LDM

Status Report: Oct 2010 - Apr 2011

Steve Emmerson, Tom Yoksas, Mike Schmidt

Strategic Focus Areas

The LDM group's work supports five of the funding proposal's six focus areas:

  1. Broadening participation and expanding community services
    Dispite the existence of "pull" clients, (e.g., the IDV), people still want the ability to subscribe to meteorological data and have it automatically processed as soon as it's available. The LDM is one of the few mechanisms for doing this with high-volume data flows.
  2. Advancing data services
    As institutions adopt the LDM to receive IDD data and to distribute their own locally-generated data, more data becomes available to the larger community (quid pro quo).
  3. Developing and deploying useful tools
    The LDM is, apparently, useful and is being deployed more and more.
  4. Providing leadership in cyberinfrastructure
    You know you're providing leadership in cyberinfrastructure when organizations like the NWS and Raytheon start coming to you for advice on using the LDM.
  5. Promoting diversity by expanding opportunities
    Even small colleges and high-schools can use the LDM to receive and process massive amounts of data.

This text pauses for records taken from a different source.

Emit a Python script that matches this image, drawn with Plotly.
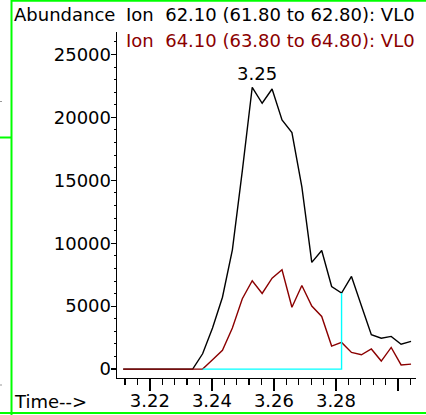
import plotly.graph_objects as go

# ---------------- data ----------------
times = [3.2114, 3.2146, 3.2178, 3.2210, 3.2242, 3.2274, 3.2306, 3.2338,
         3.2370, 3.2402, 3.2434, 3.2466, 3.2498, 3.2530, 3.2562, 3.2594,
         3.2626, 3.2658, 3.2690, 3.2722, 3.2754, 3.2786, 3.2818, 3.2850,
         3.2882, 3.2914, 3.2946, 3.2978, 3.3010, 3.3042]

ion_62 = [0, 0, 0, 0, 0, 0, 0, 0,
          1220, 3260, 5710, 9480, 15750, 22390, 21120, 22250,
          19790, 18790, 14480, 8480, 9420, 6560, 6040, 7360,
          5030, 2730, 2450, 2600, 1980, 2200]

ion_64 = [0, 0, 0, 0, 0, 0, 0, 0,
          0, 750, 1500, 3260, 5590, 7020, 6010, 7230,
          7890, 4910, 6640, 5010, 4180, 1830, 2120, 1330,
          1140, 1600, 640, 1720, 330, 400]

integration_start = 3.2370
integration_end = 3.2818
peak_label = "3.25"
peak_index = 13

x_tick_vals = [3.22, 3.24, 3.26, 3.28, 3.30]
x_tick_text = ["3.22", "3.24", "3.26", "3.28", ""]
y_tick_vals = [0, 5000, 10000, 15000, 20000, 25000]
y_tick_text = ["0", "5000", "10000", "15000", "20000", "25000"]

label_62 = "Ion\u00a0\u00a062.10 (61.80 to 62.80): VL0"
label_64 = "Ion\u00a0\u00a064.10 (63.80 to 64.80): VL0"

# ---------------- layout geometry ----------------
W, H = 426, 415
ML, MR, MT, MB = 117, 10, 32, 37
PW, PH = W - ML - MR, H - MT - MB

def fx(px):
    return (px - ML) / PW

def fy(py):
    return (H - MB - py) / PH

FONT = "DejaVu Sans"
FS = 18
RED = "#8b0000"
GREEN = "#00ff00"

fig = go.Figure()
fig.add_trace(go.Scatter(x=times, y=ion_62, mode="lines",
                         line=dict(color="black", width=1.4), hoverinfo="skip"))
fig.add_trace(go.Scatter(x=times, y=ion_64, mode="lines",
                         line=dict(color=RED, width=1.4), hoverinfo="skip"))
end_val = ion_62[times.index(integration_end)]
fig.add_trace(go.Scatter(x=[integration_start, integration_end, integration_end],
                         y=[0, 0, end_val], mode="lines",
                         line=dict(color="#00ffff", width=1.4), hoverinfo="skip"))

fig.update_layout(
    width=W, height=H,
    margin=dict(l=ML, r=MR, t=MT, b=MB, pad=0),
    paper_bgcolor="white", plot_bgcolor="white",
    showlegend=False, hovermode=False,
    font=dict(family=FONT, size=FS, color="black"),
    xaxis=dict(range=[3.2094, 3.3058], showgrid=False, zeroline=False,
               showline=True, linecolor="black", linewidth=1.4,
               tickmode="array", tickvals=x_tick_vals, ticktext=x_tick_text,
               ticks="outside", ticklen=12, tickwidth=1.3, tickcolor="black",
               ticklabelstandoff=-6,
               tickfont=dict(family=FONT, size=FS, color="black"),
               minor=dict(tickmode="linear", tick0=3.2, dtick=0.004,
                          ticks="outside", ticklen=6, tickwidth=1.3,
                          tickcolor="black", showgrid=False),
               automargin=False, fixedrange=True),
    yaxis=dict(range=[-706, 26780], showgrid=False, zeroline=False,
               showline=True, linecolor="black", linewidth=1.4,
               tickmode="array", tickvals=y_tick_vals, ticktext=y_tick_text,
               ticks="outside", ticklen=5, tickwidth=1.3, tickcolor="black",
               ticklabelstandoff=-4,
               tickfont=dict(family=FONT, size=FS, color="black"),
               minor=dict(tickmode="linear", tick0=0, dtick=1000,
                          ticks="outside", ticklen=2, tickwidth=1,
                          tickcolor="black", showgrid=False),
               automargin=False, fixedrange=True),
)

ann = [
    dict(text="Abundance", x=fx(12), y=fy(14.5), xanchor="left", yanchor="middle",
         font=dict(color="black")),
    dict(text=label_62, x=fx(124), y=fy(14.5), xanchor="left", yanchor="middle",
         font=dict(color="black")),
    dict(text=label_64, x=fx(124), y=fy(40.5), xanchor="left", yanchor="middle",
         font=dict(color=RED)),
    dict(text="Time-->", x=fx(12), y=fy(401.5), xanchor="left", yanchor="middle",
         font=dict(color="black")),
]
for a in ann:
    a.update(xref="paper", yref="paper", showarrow=False)
    a["font"].update(family=FONT, size=FS)
    fig.add_annotation(**a)

fig.add_annotation(text=peak_label, x=times[peak_index], y=ion_62[peak_index],
                   xref="x", yref="y", showarrow=False, xanchor="center",
                   yanchor="middle", xshift=5, yshift=14,
                   font=dict(family=FONT, size=FS, color="black"))

# frame decorations (green window borders)
shapes = [
    dict(x0=fx(11.5), x1=fx(11.5), y0=fy(0), y1=fy(H)),
    dict(x0=fx(11), x1=fx(W), y0=fy(0.8), y1=fy(0.8)),
    dict(x0=fx(0), x1=fx(W), y0=fy(413), y1=fy(413)),
    dict(x0=fx(0), x1=fx(11), y0=fy(137.5), y1=fy(137.5)),
]
for s in shapes:
    fig.add_shape(type="line", xref="paper", yref="paper",
                  line=dict(color=GREEN, width=2), layer="above", **s)
for py in (101.5, 385):
    fig.add_shape(type="line", xref="paper", yref="paper",
                  x0=fx(0), x1=fx(2), y0=fy(py), y1=fy(py),
                  line=dict(color="#999999", width=1))

fig.write_html("out.html",
               config={"displayModeBar": False, "staticPlot": True},
               post_script="document.body.style.margin='0';"
                           "document.body.style.overflow='hidden';")
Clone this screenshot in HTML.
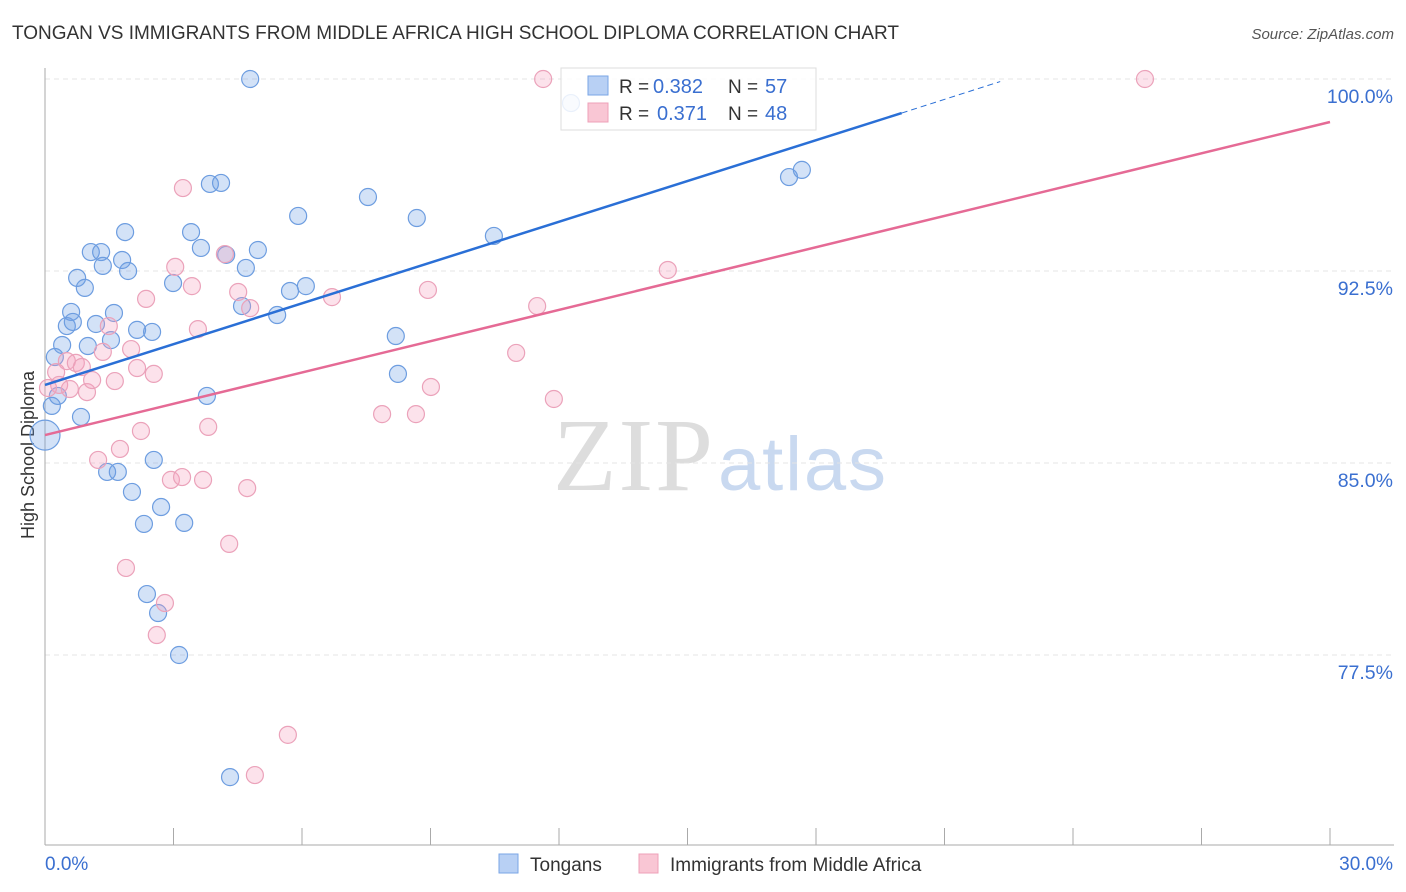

Activities Since the Last Status Report

Released Version 6.9

  • Supports automatic reconciliation of the size of the product-queue and the maximum acceptable latency parameter to ensure that duplicate products are not transmitted. The LDM system can now be configured to
    • Transparently increase the size of the queue; or
    • Transparently decrease the size of the maximum acceptable latency parameter; or
    • Report the problem.
  • Has the ldmadmin check command, which
    • Checks that the LDM is running;
    • Checks the accuracy of the system clock;
    • Checks for a recent insertion of a product into the queue; and
    • Reconciles the size of the queue with the maximum acceptable latency parameter.
  • Has the wasReceived program, which checks for a data-product of a given feedtype and pattern being received in the last given amount of time.
  • Uses an XML-based registry rather than the ldmadmin(1) configuration-file to store dynamic configuration parameters.
  • Contains bug fixes and documentation improvements.

Investigating Slow readnoaaport(1) Problem

We've been contacted by Raytheon employees working on the AWIPS-II project for the National Weather Service about a problem they're seeing with our NOAAPORT ingest package that we (sort of) support. I say "sort of" because 1) it's not part of the LDM package; 2) while both publicly and freely available, we don't promote it; and 3) its release-engineering is poor. Raytheon uses both our NOAAPORT ingest package and our LDM package to get data into the AWIPS-II system and intends to bundle both into the AWIPS-II package that is delivered to all the Weather Forecast Offices.

The problem they're seeing is that, under certain circumstances, the insertion of data-products into the LDM product-queue can't keep up with the reception of data-products from the satellite broadcast. The circumstances under which this occurs are both highly idiosyncratic (occurs on one system but not a seemingly identical one), and non-intuitive (the problem doesn't occur on slow systems but does on faster ones, etc.).

We're working on it.

Planned Activities

Ongoing Activities

We plan to continue the following activies:

  • Support LDM users
    • Email, phone, etc.
    • Training workshops
  • Incrementally improve the LDM as necessary

New Activities

We plan to organize or take part in the following:

  • Resolve the slow readnoaaport(1) problem that the AWIPS-II project at Raytheon has seen on some of its systems.
  • Investigate incorporating changes to the LDM that Raytheon made to enable it to provide data to AWIPS-II into the current LDM so that our AWIPS-II users won't have to manage two different LDM-s.